The world is complicated (see: I, Pencil). You can be superhuman by only being excellent at a few fields, for example politics, persuasion, military, hacking. That still leaves you potentially vulnerable, even if your opponents are unlikely to succeed; or you could hurt yourself by your ignorance in some field. Or you can be superhuman in the sense of being able to make the pencil from scratch, only better at each step. That would probably take more time.
Are you suggesting that e.g. “R&D Person-Years 463205–463283 go towards ensuring that the AI has mastery of metallurgy, and R&D Person-Years 463283–463307 go towards ensuring that the AI has mastery of injection-molding machinery, and …”?
If no, then I don’t understand what “the world is complicated” has to do with “it takes a million person-years of R&D to build ASI”. Can you explain?

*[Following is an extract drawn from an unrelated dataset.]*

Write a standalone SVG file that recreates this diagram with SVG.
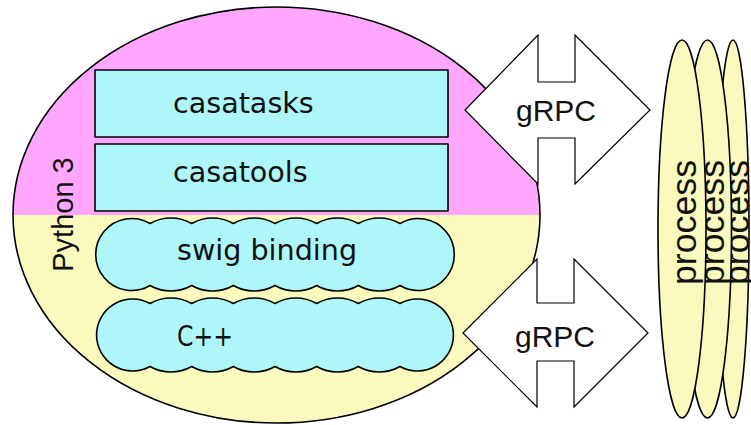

…Or if yes, that kind of picture seems to contradict the facts that:
This seems quite disanalogous to how LLMs are designed today (i.e., LLMs can already answer any textbook question about injection-molding machinery, but no human doing LLM R&D has ever worked specifically on LLM knowledge of injection-molding machinery),
This seems quite disanalogous to how the human brain was designed (i.e., humans are human-level at injection-molding machinery knowledge and operation, but Evolution designed human brains for the African Savannah, which lacked any injection-molding machinery).
Yes, I meant it that way.
LLMs quickly acquired the capacity to read what humans wrote and paraphrase it. It is not obvious to me (though that may speak more about my ignorance) that it will be similarly easy to acquire deep understanding of everything.
But maybe it will. I don’t know.
Incidentally, is there any meaningful sense in which we can say how many “person-years of thought” LLMs have already done?
We know they can do things in seconds that would take a human minutes. Does that mean those real-time seconds count as “human-minutes” of thought? Etc.